Giuseppe Sorrentino, 35 anni, si è suicidato alle 10.30 questa mattina impiccandosi nel bagno della sua cella nel carcere di Padova, nella Sezione "Protetti" della Casa di Reclusione. Era recluso nella sezione protetta del carcere perché in precedenza aveva manifestato forte disagio.
L'uomo, che era in cella da solo, si è impiccato alle sbarre della finestra del bagno mentre gli altri detenuti erano fuori dalla Sezione per "l'ora d'aria". Sono stati proprio i compagni, dal cortile, ad accorgersi di ciò che stava accadendo e a dare l'allarme, ma quando gli agenti sono entrati in cella per soccorrerlo Sorrentino era già morto.
Condannato a venticinque anni per omicidio volontario, di origini campane, Sorrentino era in carcere già da diversi anni e la detenzione lo aveva duramente provato: infatti manifestava da tempo segni di profondo disagio ed era reduce da un lungo sciopero della fame che lo aveva debilitato. Ricoverato più volte in Ospedale e in Centro Clinico Penitenziario, ogni volta al ritorno in carcere riprendeva la sua protesta, lamentando in particolar modo una scarsa attenzione alle sue problematiche da parte degli operatori penitenziari.
La sua è la cronaca di "una morte annunciata", racconta Bianca De Concilio, il legale che assisteva Sorrentino dal 2001. Condannato a venticinque anni per omicidio volontario, 35 anni, salernitano, era in carcere per i suoi trascorsi di criminalità organizzata. Dopo alcuni lutti in famiglia, tre anni fa era caduto in una profonda depressione. "Avevamo fatto numerose istanze di sospensione della pena - racconta l'avvocato - chiesto il ricovero in ospedale, il trasferimento ad un carcere più vicino alla famiglia, ma nessuno ci ha ascoltato". "Anzi - ricorda il legale - un mese e mezzo fa il direttore sanitario del carcere di Padova in una relazione su Sorrentino scrisse "il detenuto non è malato, finge".

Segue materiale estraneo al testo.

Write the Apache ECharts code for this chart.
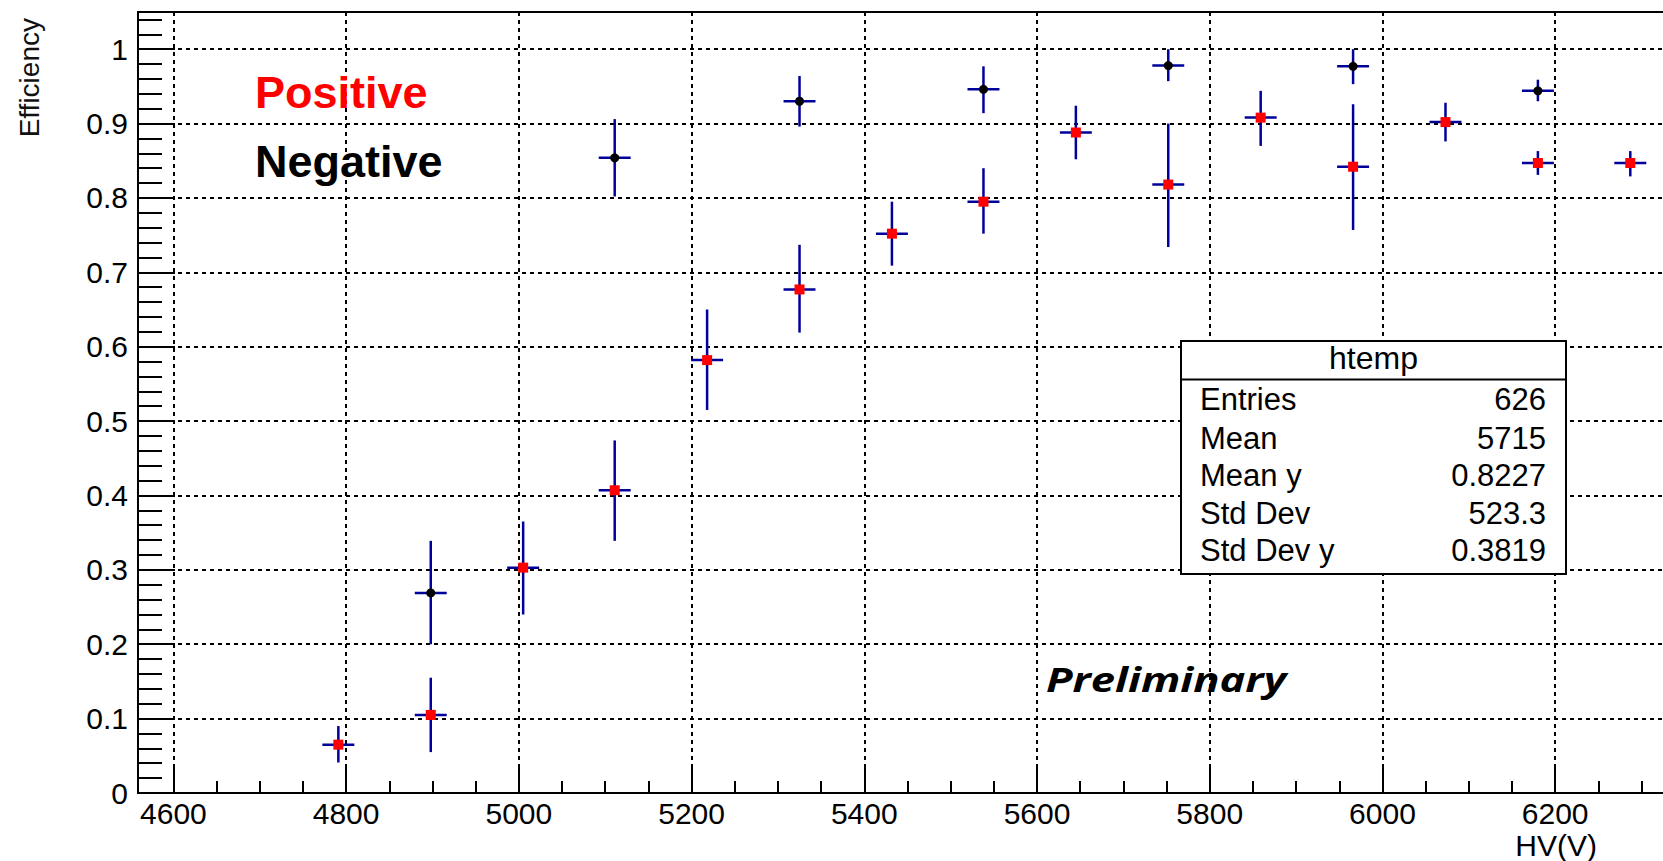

"Era stato ricoverato più volte in ospedali psichiatrici giudiziari - spiega l'avvocato - prima a Reggio Emilia, poi a Montelupo Fiorentino". "Gli psichiatri avevano parlato anche di schizofrenia - aggiunge - ma ciò non aveva impedito che Sorrentino ogni volta tornasse in prigione". Aveva più volte fatto lo sciopero della fame lamentando una scarsa attenzione alle sue problematiche da parte degli operatori penitenziari. L'ultima lunga protesta lo aveva molto debilitato: "l'unica cosa che faceva, nella cella in cui aveva chiesto di stare da solo, era leggere i libri che gli facevamo avere". "Per la sua grave forma di depressione era nella sezione protetti - dice ancora l'avvocato - dove avrebbe dovuto essere sorvegliato, invece questa mattina è riuscito a impiccarsi senza che nessuno se ne accorgesse. Per questo presenterà denuncia contro l'istituto di pena".
Ma gli agenti penitenziari, deputati ai controlli, rilanciano ricordando la gravità del sovraffollamento delle carceri italiane e come "solo la professionalità della polizia penitenziaria riesce a sventare ogni giorno tentati suicidi".

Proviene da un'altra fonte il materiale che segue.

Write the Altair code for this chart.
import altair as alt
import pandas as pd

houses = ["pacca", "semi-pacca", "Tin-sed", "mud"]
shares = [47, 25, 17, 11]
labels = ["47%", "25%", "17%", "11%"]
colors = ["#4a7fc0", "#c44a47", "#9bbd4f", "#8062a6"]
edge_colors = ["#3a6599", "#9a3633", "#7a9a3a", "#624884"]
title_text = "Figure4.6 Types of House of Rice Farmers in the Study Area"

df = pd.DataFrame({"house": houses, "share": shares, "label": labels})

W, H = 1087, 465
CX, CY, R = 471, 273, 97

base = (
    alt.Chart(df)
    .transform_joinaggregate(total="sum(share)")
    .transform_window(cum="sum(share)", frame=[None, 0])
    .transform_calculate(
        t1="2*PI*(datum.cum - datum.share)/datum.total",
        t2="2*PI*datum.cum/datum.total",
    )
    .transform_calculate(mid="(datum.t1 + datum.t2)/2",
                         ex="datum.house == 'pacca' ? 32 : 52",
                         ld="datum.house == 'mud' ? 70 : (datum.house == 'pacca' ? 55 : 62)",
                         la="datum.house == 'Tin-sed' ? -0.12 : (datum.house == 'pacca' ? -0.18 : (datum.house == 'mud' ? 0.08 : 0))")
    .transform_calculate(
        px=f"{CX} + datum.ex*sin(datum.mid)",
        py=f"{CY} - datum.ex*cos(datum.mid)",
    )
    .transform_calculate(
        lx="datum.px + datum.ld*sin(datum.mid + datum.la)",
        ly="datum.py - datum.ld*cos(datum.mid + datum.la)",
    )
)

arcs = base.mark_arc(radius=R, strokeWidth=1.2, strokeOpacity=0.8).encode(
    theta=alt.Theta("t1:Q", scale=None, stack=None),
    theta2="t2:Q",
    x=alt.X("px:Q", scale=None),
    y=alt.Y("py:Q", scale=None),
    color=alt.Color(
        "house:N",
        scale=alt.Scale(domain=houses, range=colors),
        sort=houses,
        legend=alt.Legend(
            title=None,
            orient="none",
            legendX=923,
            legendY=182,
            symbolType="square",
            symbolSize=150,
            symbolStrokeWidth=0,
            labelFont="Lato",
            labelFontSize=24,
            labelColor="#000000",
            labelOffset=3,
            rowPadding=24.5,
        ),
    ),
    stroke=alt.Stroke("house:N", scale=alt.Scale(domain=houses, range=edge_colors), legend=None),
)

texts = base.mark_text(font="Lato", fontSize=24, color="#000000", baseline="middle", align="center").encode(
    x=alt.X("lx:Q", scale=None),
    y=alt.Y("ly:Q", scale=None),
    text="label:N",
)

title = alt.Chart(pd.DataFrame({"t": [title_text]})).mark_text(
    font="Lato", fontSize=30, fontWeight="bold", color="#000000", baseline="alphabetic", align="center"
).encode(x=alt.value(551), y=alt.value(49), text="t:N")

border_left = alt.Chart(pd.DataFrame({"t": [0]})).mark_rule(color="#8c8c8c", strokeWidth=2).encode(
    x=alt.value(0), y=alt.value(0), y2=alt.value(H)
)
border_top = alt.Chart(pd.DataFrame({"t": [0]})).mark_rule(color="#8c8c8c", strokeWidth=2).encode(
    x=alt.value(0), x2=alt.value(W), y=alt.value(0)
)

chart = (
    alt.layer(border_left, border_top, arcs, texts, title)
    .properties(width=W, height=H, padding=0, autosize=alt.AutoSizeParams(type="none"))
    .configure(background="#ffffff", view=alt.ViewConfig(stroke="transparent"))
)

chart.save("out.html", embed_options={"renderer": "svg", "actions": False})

"L'ennesimo suicidio in carcere è il segno che la condizione negli istituti di pena è assolutamente invivibile", denuncia Stefano Anastasia, difensore civico dei detenuti dell'associazione Antigone. "Salvo gli sforzi di alcune amministrazioni, il sovraffollamento è una realtà drammatica e a due mesi dalla dichiarazione di stato d'emergenza carceri proclamato da Alfano nulla ancora è stato fatto". Secondo Anastasia, invece, "poche piccole cose che servirebbero comunque ad alleviare la condizioni dei detenuti l'amministrazione penitenziaria potrebbe farle subito: aumentare, ad esempio, la possibilità di relazioni con la famiglia". "Aiuterebbe molto - aggiunge - consentire più colloqui telefonici e garantire una vicinanza con la famiglia, mentre oggi è vietato per i detenuti chiamare i cellulari e si spostano i detenuti dove si trova posto". Il caso del detenuto che si è suicidato oggi a Padova è emblematico: residente a Nola era rinchiuso in carcere in Veneto. "Ciò vuol dire - spiega Anastasia - che le visite dei familiari sono difficili e rare e la solitudine porta alla depressione".
Il suicidio di Sorrentino è il secondo in meno di due settimane nella Casa di Reclusione di Padova, dove il 23 febbraio scorso, nella stessa Sezione, si tolse la vita Walid Alloui, che aveva 28 anni. Dall'inizio dell'anno salgono così a 13 i detenuti suicidi e a 31 il totale dei morti "di carcere" (che comprendono i decessi per malattia e per cause "da accertare").